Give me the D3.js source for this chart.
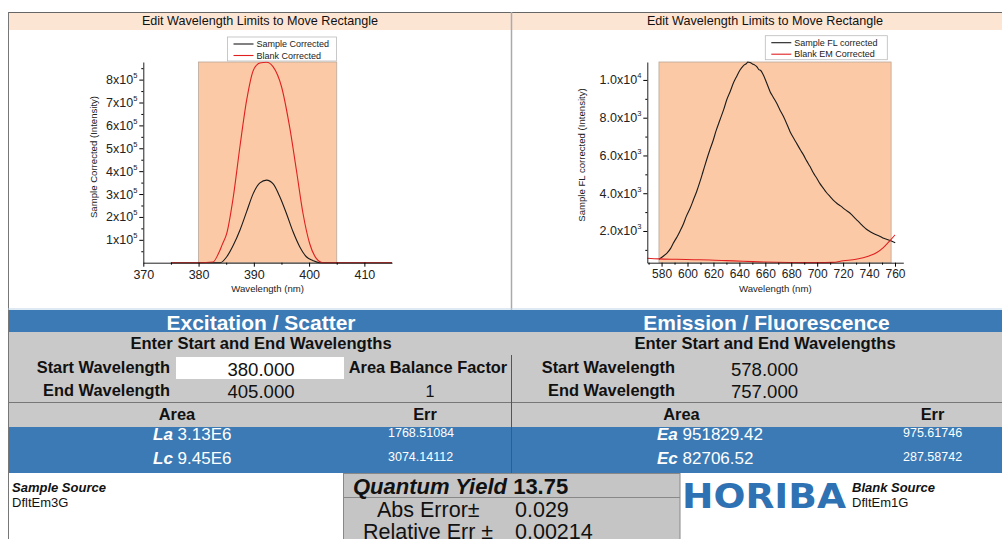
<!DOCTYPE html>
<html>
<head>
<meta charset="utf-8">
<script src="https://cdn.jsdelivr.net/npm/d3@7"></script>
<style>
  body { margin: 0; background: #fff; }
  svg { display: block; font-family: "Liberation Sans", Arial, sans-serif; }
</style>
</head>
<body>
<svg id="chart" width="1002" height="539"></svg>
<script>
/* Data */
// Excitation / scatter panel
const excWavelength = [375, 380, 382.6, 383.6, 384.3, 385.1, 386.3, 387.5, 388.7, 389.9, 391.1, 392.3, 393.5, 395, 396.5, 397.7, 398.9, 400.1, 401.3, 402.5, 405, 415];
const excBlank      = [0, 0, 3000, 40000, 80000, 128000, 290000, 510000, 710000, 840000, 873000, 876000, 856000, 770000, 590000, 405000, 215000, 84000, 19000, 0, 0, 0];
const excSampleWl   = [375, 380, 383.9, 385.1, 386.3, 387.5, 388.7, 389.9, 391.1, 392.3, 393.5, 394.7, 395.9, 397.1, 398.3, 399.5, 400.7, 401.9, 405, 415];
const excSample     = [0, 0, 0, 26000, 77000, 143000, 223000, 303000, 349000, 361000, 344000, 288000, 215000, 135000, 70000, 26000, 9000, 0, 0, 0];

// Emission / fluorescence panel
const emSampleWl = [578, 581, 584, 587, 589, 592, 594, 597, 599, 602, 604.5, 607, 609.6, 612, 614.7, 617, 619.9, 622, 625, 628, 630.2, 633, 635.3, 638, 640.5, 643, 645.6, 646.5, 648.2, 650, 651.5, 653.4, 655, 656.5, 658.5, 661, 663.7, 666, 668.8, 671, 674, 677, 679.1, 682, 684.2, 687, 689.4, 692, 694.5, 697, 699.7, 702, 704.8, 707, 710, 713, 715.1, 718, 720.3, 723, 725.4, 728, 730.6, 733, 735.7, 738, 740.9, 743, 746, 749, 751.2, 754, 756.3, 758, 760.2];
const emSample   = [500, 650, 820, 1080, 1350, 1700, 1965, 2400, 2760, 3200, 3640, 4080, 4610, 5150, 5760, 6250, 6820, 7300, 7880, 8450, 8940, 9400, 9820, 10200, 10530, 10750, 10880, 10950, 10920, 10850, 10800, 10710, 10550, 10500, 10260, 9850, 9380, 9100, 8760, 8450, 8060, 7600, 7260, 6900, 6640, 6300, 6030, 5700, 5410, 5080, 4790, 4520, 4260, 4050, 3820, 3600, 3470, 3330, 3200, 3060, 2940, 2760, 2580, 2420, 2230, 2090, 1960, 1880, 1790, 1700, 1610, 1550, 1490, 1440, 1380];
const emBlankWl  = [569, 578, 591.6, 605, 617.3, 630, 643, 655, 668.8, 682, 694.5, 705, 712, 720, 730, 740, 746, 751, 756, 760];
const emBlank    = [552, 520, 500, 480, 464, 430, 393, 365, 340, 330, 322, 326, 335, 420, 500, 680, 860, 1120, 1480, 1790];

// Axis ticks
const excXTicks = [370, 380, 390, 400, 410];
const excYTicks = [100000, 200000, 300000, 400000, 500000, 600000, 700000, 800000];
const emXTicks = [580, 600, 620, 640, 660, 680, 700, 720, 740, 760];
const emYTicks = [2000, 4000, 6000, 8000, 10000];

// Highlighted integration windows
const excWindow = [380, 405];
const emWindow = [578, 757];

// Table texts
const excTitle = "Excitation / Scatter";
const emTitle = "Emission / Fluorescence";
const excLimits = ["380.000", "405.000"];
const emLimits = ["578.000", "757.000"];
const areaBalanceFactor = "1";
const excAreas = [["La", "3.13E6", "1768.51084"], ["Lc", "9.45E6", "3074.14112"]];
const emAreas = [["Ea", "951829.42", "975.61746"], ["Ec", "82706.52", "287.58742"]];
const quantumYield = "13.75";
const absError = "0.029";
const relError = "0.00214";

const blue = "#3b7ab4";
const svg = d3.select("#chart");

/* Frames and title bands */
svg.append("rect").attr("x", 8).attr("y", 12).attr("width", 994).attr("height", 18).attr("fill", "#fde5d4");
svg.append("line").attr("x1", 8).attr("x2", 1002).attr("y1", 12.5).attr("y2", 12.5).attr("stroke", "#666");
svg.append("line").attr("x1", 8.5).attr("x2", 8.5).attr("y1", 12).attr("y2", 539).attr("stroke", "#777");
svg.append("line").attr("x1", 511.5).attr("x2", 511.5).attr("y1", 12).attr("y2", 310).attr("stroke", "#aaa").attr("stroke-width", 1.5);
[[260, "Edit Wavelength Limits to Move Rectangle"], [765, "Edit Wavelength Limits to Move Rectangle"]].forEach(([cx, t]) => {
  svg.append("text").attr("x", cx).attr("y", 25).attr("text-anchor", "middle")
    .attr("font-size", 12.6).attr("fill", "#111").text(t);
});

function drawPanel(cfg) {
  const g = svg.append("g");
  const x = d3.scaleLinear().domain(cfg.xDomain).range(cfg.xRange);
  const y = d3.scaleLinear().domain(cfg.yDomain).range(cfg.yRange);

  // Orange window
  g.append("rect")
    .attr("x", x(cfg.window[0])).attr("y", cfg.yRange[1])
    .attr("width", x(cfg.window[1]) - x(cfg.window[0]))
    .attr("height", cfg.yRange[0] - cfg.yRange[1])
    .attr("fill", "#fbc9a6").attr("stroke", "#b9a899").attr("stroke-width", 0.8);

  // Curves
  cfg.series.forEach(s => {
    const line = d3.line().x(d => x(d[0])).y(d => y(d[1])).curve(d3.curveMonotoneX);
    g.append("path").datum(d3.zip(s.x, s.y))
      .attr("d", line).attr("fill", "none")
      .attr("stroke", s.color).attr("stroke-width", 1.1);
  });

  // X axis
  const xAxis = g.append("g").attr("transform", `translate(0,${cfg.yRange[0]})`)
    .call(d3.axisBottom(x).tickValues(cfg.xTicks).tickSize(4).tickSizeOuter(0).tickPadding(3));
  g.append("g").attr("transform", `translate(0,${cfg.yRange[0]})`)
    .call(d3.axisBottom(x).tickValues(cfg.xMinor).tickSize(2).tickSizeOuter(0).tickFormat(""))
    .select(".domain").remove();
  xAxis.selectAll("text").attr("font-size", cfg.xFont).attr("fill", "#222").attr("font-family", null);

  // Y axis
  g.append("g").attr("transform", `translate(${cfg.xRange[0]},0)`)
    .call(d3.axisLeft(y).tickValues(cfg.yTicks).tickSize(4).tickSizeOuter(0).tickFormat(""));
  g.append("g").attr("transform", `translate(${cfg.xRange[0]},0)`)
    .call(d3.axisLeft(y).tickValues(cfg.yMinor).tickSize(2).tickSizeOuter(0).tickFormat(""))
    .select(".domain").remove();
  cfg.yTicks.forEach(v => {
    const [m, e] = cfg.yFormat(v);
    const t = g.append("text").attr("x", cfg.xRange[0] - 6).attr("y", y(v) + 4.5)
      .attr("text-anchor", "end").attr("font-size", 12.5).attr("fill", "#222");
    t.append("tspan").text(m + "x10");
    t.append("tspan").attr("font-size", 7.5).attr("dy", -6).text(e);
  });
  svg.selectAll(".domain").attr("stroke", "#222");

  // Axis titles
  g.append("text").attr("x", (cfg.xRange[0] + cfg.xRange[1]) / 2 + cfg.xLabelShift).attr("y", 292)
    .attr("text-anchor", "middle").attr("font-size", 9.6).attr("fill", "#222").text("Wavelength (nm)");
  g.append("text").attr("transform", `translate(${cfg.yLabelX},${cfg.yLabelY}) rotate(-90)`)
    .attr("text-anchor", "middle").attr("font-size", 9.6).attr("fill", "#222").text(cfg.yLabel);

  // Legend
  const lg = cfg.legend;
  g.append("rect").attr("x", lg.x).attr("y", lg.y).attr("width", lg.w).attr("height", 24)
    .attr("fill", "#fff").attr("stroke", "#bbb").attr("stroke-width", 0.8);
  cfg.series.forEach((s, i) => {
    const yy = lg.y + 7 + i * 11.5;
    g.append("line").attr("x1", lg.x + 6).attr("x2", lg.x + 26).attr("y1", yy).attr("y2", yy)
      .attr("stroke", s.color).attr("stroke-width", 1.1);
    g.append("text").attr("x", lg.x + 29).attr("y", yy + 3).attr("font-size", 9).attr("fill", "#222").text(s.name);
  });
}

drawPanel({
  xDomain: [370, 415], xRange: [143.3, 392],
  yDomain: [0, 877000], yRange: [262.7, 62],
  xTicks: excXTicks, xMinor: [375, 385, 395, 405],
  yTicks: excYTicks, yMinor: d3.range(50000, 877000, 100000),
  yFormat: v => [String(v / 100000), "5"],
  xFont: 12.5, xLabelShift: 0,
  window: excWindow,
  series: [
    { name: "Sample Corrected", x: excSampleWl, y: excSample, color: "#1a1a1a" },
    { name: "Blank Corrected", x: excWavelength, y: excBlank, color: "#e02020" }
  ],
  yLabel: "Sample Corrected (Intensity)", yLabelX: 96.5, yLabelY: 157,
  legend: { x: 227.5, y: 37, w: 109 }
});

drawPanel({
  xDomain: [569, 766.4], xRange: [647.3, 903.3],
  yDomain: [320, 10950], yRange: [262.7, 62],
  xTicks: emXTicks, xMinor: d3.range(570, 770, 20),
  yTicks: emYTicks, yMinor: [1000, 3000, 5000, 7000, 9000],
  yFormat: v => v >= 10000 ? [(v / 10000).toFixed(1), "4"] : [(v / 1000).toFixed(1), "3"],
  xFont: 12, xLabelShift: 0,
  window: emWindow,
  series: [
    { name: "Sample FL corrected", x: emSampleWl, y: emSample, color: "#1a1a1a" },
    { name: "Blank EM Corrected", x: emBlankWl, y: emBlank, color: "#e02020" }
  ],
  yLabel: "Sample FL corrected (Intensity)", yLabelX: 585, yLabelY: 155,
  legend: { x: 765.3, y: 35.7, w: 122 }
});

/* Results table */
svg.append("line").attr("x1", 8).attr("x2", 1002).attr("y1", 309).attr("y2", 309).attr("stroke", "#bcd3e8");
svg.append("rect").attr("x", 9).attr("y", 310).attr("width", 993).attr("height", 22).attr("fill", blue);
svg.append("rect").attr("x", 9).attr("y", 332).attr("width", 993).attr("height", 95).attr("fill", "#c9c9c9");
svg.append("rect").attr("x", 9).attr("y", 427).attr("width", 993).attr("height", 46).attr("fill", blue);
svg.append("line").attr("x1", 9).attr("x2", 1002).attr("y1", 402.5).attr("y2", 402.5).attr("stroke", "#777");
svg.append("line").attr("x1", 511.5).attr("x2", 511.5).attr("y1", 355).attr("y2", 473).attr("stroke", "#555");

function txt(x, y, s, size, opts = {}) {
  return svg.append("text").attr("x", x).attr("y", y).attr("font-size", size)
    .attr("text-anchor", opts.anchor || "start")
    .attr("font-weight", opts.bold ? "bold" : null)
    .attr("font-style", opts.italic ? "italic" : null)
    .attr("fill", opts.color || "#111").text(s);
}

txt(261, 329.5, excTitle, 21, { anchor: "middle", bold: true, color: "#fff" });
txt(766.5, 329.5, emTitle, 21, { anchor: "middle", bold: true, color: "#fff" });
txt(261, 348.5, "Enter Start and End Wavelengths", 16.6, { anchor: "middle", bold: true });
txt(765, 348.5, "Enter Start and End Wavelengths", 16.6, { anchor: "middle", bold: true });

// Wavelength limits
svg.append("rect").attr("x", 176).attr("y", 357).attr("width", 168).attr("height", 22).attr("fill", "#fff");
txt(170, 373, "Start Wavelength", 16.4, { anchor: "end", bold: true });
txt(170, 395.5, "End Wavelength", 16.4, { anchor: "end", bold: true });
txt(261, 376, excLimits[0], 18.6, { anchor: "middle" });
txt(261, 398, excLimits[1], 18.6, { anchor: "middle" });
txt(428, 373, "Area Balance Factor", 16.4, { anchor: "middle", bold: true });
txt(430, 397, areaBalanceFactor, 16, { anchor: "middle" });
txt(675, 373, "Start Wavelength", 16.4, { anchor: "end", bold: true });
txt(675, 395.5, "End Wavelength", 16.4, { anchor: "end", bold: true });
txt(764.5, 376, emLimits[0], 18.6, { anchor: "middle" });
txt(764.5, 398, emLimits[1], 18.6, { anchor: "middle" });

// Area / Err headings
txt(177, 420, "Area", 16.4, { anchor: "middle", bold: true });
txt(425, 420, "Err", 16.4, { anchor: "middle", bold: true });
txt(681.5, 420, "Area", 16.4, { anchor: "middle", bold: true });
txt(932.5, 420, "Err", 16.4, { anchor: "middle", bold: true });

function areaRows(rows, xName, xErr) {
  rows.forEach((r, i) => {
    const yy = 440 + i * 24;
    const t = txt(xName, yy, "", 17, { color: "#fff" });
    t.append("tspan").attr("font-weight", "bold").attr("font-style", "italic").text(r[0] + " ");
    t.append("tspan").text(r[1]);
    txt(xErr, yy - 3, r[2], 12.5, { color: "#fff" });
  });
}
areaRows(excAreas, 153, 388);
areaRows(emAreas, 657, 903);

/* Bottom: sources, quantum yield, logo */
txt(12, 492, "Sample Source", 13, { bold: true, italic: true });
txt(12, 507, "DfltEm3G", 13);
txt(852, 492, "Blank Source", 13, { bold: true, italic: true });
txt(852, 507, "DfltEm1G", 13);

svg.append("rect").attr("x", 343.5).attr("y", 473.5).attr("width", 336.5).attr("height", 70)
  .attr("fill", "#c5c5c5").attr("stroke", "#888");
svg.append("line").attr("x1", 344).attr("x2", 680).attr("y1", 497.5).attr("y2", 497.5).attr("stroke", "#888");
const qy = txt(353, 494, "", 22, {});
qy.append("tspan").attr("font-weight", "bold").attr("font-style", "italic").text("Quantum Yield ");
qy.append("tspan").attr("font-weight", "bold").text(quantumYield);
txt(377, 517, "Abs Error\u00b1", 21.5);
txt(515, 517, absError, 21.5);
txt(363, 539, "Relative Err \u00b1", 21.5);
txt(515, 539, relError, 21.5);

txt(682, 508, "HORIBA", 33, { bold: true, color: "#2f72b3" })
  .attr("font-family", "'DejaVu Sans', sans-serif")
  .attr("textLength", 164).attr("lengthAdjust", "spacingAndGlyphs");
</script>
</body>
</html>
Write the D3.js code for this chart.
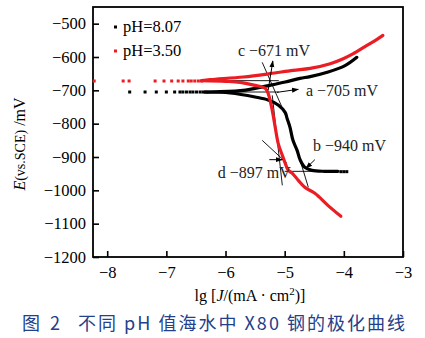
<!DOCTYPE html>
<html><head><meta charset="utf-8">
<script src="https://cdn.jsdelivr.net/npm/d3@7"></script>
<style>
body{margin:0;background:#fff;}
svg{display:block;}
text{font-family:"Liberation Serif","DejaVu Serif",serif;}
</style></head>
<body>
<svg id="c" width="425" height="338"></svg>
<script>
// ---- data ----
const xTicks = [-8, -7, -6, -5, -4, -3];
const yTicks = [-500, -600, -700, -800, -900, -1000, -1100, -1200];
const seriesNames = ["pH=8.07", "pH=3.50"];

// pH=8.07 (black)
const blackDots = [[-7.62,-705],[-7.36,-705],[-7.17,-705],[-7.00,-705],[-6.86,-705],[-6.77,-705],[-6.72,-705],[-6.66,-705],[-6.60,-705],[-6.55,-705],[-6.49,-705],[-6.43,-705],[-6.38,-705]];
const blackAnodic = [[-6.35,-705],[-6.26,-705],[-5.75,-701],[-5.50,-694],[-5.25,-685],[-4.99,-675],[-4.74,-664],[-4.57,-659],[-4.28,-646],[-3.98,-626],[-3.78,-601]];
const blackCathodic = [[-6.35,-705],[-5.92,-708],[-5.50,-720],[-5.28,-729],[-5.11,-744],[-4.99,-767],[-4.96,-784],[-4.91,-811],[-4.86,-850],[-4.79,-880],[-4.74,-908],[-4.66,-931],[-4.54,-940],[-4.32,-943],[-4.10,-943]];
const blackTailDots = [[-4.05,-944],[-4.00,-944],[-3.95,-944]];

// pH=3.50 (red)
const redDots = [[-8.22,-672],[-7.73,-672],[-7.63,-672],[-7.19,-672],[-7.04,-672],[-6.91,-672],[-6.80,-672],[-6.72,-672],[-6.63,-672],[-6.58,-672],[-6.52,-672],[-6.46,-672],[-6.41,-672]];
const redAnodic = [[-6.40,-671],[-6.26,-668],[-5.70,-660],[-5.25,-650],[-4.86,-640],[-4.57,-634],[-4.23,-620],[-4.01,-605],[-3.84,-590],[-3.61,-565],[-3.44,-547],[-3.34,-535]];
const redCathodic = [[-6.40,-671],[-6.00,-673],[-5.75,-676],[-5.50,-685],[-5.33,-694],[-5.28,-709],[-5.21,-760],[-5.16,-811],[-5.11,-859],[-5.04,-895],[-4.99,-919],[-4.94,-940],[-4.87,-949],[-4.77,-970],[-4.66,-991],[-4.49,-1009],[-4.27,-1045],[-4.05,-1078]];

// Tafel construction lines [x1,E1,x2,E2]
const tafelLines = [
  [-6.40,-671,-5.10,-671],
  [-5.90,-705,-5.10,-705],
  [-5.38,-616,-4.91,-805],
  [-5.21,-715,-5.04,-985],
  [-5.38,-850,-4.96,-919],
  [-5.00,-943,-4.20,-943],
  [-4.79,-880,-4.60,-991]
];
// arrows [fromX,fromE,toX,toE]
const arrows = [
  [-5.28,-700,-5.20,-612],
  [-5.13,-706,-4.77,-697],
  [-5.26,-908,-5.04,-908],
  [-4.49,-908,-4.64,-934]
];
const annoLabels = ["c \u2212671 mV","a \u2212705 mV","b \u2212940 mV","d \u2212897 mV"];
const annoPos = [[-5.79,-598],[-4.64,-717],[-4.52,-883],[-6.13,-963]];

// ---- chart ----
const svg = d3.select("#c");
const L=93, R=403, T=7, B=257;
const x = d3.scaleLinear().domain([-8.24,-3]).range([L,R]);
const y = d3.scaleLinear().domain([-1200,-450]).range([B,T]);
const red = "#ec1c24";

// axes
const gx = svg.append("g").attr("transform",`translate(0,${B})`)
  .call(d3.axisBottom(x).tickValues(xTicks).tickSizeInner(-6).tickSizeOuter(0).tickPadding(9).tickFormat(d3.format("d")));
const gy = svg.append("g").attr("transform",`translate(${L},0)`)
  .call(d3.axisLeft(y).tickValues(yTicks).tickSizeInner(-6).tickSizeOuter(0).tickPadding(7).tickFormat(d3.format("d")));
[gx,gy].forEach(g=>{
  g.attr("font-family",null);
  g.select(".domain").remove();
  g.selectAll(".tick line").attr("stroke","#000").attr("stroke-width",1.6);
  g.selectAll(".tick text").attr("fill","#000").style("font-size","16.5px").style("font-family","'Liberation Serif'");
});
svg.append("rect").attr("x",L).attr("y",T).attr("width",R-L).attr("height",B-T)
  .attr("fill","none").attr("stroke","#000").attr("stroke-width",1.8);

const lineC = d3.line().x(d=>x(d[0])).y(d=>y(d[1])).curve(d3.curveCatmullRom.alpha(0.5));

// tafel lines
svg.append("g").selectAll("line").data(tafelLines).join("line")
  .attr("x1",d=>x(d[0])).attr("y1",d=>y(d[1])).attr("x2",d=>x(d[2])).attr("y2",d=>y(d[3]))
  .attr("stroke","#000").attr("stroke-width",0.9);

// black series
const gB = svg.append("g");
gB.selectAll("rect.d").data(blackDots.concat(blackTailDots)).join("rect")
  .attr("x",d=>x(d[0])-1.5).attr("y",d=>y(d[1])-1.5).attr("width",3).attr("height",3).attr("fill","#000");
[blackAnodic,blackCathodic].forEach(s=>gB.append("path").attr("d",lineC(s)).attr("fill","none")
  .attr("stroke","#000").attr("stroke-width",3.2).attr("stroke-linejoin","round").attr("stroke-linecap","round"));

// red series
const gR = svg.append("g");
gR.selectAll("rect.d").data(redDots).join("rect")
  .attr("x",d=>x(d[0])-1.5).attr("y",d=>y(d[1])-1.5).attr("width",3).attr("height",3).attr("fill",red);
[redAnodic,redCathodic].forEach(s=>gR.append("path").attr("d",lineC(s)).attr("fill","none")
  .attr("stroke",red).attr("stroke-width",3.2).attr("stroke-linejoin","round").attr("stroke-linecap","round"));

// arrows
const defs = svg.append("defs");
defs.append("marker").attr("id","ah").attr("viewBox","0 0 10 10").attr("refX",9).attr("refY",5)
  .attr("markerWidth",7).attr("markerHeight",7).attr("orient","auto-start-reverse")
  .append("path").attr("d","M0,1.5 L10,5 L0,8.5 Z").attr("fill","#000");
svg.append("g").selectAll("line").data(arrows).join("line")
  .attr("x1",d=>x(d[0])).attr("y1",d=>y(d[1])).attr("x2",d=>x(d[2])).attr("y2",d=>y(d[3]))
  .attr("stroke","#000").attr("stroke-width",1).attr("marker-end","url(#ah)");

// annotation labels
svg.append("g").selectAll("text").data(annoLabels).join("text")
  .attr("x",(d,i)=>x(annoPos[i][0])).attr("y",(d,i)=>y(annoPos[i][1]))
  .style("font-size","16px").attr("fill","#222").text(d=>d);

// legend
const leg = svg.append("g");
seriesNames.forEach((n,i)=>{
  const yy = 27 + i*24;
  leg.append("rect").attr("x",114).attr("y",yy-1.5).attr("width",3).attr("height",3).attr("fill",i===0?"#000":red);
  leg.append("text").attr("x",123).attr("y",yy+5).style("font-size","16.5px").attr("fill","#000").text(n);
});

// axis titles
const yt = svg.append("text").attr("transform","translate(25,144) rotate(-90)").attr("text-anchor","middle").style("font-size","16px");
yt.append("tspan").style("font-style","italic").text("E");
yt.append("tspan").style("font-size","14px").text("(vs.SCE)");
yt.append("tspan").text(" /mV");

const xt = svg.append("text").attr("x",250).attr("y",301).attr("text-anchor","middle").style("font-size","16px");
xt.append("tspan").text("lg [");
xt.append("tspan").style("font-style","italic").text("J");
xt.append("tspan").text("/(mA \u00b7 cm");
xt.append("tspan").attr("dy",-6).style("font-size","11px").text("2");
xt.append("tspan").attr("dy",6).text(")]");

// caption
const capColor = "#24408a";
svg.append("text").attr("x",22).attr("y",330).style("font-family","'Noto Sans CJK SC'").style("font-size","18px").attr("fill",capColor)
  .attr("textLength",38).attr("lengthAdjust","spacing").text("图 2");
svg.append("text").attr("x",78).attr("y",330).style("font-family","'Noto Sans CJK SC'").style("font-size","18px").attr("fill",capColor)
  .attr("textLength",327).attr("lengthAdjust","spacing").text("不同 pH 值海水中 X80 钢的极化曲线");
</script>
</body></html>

## Goal
Set down the records above word for word, from the first line through the line containing "26000, 9000, 0, 0, 0];", both included; leave out the pictures.

## Exercise result
Give me the D3.js source for this chart.
<!DOCTYPE html>
<html>
<head>
<meta charset="utf-8">
<script src="https://cdn.jsdelivr.net/npm/d3@7"></script>
<style>
  body { margin: 0; background: #fff; }
  svg { display: block; font-family: "Liberation Sans", Arial, sans-serif; }
</style>
</head>
<body>
<svg id="chart" width="1002" height="539"></svg>
<script>
/* Data */
// Excitation / scatter panel
const excWavelength = [375, 380, 382.6, 383.6, 384.3, 385.1, 386.3, 387.5, 388.7, 389.9, 391.1, 392.3, 393.5, 395, 396.5, 397.7, 398.9, 400.1, 401.3, 402.5, 405, 415];
const excBlank      = [0, 0, 3000, 40000, 80000, 128000, 290000, 510000, 710000, 840000, 873000, 876000, 856000, 770000, 590000, 405000, 215000, 84000, 19000, 0, 0, 0];
const excSampleWl   = [375, 380, 383.9, 385.1, 386.3, 387.5, 388.7, 389.9, 391.1, 392.3, 393.5, 394.7, 395.9, 397.1, 398.3, 399.5, 400.7, 401.9, 405, 415];
const excSample     = [0, 0, 0, 26000, 77000, 143000, 223000, 303000, 349000, 361000, 344000, 288000, 215000, 135000, 70000, 26000, 9000, 0, 0, 0];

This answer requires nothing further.